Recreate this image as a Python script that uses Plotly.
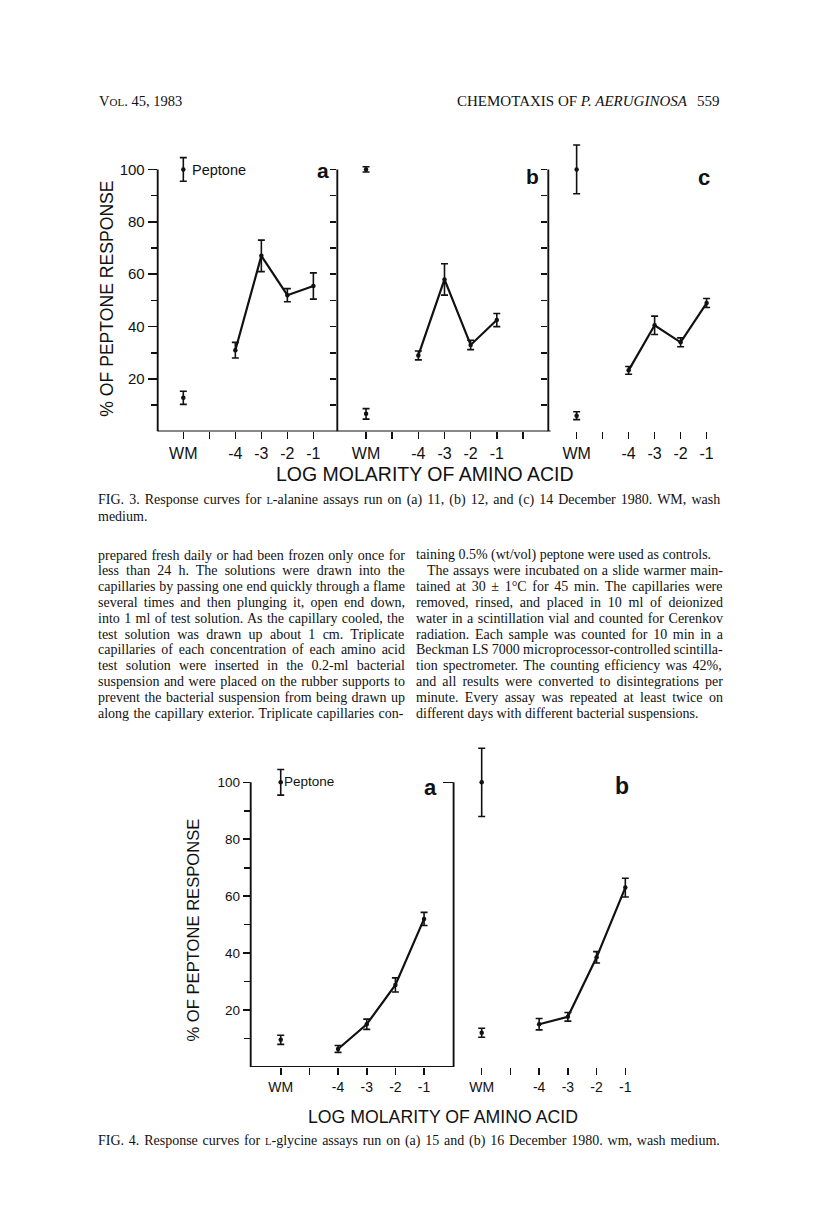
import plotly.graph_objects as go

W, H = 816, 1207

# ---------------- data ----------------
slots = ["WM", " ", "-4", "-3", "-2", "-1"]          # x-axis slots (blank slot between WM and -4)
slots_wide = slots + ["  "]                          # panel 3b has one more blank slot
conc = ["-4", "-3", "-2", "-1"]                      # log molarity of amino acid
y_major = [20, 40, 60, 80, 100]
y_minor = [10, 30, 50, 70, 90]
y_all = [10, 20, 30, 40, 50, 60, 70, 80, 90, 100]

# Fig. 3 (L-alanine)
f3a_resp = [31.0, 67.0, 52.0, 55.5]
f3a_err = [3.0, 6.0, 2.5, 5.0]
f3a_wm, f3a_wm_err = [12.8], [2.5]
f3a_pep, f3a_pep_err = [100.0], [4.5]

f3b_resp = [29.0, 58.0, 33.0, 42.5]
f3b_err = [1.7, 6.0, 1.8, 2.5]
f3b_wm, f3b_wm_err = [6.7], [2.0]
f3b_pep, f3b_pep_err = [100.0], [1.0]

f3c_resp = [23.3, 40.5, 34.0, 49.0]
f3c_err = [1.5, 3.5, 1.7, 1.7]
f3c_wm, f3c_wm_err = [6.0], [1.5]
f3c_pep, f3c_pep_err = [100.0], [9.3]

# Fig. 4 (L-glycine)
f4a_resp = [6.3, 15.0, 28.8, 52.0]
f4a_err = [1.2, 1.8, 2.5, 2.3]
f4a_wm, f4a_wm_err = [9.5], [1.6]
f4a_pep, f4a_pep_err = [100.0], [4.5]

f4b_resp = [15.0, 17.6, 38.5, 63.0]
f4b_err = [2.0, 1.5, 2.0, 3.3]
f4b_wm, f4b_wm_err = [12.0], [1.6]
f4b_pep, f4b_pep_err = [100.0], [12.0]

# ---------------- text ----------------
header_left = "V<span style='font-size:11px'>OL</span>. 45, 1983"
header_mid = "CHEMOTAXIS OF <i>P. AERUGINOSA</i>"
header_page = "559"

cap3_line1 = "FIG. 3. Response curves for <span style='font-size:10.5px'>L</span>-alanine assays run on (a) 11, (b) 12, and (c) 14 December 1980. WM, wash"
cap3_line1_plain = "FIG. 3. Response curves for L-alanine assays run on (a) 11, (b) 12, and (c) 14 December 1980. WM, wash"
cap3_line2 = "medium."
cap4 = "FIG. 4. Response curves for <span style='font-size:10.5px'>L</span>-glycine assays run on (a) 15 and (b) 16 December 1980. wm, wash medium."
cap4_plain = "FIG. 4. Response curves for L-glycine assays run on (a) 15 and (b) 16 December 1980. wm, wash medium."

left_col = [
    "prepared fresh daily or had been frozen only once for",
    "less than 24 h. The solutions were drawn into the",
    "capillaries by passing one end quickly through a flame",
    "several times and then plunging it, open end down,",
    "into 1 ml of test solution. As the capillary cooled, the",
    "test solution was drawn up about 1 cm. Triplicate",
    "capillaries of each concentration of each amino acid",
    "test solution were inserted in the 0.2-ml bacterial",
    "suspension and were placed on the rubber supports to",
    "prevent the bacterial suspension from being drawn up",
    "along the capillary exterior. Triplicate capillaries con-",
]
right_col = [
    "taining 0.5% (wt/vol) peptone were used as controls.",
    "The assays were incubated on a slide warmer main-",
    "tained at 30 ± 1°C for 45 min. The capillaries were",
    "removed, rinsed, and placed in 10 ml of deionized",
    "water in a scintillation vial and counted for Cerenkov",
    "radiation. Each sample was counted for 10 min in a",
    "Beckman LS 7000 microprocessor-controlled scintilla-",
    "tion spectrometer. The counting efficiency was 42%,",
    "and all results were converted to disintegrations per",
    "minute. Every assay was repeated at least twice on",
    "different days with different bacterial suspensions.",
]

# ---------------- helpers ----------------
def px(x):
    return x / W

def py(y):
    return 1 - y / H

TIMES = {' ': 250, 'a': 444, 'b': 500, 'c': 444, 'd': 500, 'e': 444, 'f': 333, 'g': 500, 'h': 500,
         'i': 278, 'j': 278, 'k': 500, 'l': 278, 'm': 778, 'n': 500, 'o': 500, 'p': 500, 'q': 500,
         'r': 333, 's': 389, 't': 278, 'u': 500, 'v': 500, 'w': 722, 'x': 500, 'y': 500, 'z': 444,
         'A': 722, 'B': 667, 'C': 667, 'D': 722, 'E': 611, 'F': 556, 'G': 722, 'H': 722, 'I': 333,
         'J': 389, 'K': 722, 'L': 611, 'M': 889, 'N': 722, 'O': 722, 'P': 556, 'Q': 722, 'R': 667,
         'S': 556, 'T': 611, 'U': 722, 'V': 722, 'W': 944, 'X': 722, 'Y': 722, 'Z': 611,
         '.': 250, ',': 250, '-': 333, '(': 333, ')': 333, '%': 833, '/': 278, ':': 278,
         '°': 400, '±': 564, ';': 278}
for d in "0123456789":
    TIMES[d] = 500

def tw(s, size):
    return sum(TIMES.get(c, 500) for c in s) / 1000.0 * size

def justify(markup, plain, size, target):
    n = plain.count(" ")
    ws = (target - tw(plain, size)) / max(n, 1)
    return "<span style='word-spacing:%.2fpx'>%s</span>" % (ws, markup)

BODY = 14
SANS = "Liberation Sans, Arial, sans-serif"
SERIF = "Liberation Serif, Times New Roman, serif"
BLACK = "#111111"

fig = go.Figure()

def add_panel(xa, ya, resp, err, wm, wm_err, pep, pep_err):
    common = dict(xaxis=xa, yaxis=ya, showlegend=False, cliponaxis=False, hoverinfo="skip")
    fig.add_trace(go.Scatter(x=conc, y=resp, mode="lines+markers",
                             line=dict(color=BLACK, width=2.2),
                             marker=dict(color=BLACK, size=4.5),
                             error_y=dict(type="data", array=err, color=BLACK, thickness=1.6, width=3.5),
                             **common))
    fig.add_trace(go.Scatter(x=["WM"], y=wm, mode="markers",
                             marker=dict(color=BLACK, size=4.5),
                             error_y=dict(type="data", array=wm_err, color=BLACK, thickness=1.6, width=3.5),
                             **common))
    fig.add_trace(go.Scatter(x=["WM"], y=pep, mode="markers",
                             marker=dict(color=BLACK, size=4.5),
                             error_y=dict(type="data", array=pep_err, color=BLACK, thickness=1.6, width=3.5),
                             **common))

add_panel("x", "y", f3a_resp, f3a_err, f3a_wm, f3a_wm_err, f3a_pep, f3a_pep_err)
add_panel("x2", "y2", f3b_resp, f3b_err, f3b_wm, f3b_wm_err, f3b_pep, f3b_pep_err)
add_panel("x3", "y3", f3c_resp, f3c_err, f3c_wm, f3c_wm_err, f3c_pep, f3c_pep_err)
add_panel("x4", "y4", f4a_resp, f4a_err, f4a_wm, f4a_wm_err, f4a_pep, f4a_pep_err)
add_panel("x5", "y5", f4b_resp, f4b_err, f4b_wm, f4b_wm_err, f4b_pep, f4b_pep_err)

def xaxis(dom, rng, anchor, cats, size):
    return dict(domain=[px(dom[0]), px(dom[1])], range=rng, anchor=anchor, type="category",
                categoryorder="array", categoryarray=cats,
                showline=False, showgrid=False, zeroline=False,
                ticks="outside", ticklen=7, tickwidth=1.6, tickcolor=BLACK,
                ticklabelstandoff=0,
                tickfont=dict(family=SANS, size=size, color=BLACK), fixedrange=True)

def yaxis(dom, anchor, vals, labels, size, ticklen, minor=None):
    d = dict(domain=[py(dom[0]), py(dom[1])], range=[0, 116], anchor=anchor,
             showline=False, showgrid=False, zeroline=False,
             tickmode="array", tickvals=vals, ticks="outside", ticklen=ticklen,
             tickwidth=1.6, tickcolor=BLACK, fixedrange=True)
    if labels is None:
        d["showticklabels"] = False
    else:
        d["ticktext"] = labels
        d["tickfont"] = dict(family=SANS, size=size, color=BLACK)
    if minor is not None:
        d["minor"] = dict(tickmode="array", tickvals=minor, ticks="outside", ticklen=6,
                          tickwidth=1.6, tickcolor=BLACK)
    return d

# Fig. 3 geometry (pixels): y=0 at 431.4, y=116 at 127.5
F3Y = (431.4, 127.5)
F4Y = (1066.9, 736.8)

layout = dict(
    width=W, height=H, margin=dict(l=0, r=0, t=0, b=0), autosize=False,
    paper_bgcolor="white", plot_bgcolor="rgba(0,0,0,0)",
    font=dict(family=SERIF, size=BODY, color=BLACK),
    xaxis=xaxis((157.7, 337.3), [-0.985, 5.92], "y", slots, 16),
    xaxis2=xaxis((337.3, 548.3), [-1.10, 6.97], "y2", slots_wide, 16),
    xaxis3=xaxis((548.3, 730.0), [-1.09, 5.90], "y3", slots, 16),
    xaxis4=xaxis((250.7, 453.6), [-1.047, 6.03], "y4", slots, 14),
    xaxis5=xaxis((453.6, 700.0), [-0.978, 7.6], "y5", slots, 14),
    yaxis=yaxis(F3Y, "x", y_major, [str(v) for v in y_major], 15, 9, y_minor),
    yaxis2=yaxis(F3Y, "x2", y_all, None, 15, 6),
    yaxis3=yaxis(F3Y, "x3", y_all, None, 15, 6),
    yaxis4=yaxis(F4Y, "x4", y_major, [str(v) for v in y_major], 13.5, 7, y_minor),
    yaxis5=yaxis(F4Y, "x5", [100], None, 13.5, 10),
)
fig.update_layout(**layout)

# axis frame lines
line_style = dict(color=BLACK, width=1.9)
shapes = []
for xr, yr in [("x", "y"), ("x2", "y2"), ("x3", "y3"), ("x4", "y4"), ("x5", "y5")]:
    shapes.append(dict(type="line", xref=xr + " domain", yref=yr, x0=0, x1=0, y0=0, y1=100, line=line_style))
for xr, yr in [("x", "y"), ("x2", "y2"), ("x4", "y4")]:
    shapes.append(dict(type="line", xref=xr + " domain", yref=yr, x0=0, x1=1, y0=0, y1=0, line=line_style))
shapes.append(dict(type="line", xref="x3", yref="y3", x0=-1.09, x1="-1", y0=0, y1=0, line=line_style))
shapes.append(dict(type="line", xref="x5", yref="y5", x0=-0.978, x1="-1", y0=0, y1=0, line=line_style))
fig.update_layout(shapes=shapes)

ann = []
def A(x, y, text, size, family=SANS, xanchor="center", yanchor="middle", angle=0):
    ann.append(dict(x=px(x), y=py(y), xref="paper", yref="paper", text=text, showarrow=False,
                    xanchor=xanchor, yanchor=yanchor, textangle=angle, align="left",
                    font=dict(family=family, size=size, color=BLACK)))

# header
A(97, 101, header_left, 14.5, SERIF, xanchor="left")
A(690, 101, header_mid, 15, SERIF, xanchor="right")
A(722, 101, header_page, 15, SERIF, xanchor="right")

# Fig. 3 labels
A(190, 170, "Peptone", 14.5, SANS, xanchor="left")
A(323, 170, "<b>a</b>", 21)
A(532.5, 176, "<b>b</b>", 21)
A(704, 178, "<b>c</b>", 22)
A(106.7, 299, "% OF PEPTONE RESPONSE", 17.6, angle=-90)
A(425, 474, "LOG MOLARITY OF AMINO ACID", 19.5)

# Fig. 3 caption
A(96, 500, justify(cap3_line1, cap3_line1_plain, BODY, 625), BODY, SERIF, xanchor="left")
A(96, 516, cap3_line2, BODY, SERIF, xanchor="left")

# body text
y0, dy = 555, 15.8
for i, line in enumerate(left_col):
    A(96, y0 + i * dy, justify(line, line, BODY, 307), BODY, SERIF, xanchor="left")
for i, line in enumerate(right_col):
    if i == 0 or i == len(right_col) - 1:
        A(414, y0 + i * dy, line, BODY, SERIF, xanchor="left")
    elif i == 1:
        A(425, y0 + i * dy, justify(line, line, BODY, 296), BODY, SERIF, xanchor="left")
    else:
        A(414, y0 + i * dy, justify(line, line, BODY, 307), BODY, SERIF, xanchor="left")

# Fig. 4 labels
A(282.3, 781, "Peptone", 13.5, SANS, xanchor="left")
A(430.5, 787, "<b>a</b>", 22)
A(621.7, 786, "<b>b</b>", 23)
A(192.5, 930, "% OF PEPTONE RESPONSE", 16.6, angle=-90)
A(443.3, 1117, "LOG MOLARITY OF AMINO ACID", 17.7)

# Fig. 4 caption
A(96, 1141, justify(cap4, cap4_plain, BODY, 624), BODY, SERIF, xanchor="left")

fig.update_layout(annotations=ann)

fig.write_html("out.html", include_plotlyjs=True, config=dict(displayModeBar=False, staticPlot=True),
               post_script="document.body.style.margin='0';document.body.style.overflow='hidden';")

══════

WHAT IS BEING ASKED:
Return, unchanged, the lines from the first line of the material through the line that holds "f3c_pep, f3c_pep_err = [100.0], [9.3]", inclusive, omitting pictures.

ANSWER FOR THIS EXERCISE:
Recreate this image as a Python script that uses Plotly.
import plotly.graph_objects as go

W, H = 816, 1207

# ---------------- data ----------------
slots = ["WM", " ", "-4", "-3", "-2", "-1"]          # x-axis slots (blank slot between WM and -4)
slots_wide = slots + ["  "]                          # panel 3b has one more blank slot
conc = ["-4", "-3", "-2", "-1"]                      # log molarity of amino acid
y_major = [20, 40, 60, 80, 100]
y_minor = [10, 30, 50, 70, 90]
y_all = [10, 20, 30, 40, 50, 60, 70, 80, 90, 100]

# Fig. 3 (L-alanine)
f3a_resp = [31.0, 67.0, 52.0, 55.5]
f3a_err = [3.0, 6.0, 2.5, 5.0]
f3a_wm, f3a_wm_err = [12.8], [2.5]
f3a_pep, f3a_pep_err = [100.0], [4.5]

f3b_resp = [29.0, 58.0, 33.0, 42.5]
f3b_err = [1.7, 6.0, 1.8, 2.5]
f3b_wm, f3b_wm_err = [6.7], [2.0]
f3b_pep, f3b_pep_err = [100.0], [1.0]

f3c_resp = [23.3, 40.5, 34.0, 49.0]
f3c_err = [1.5, 3.5, 1.7, 1.7]
f3c_wm, f3c_wm_err = [6.0], [1.5]
f3c_pep, f3c_pep_err = [100.0], [9.3]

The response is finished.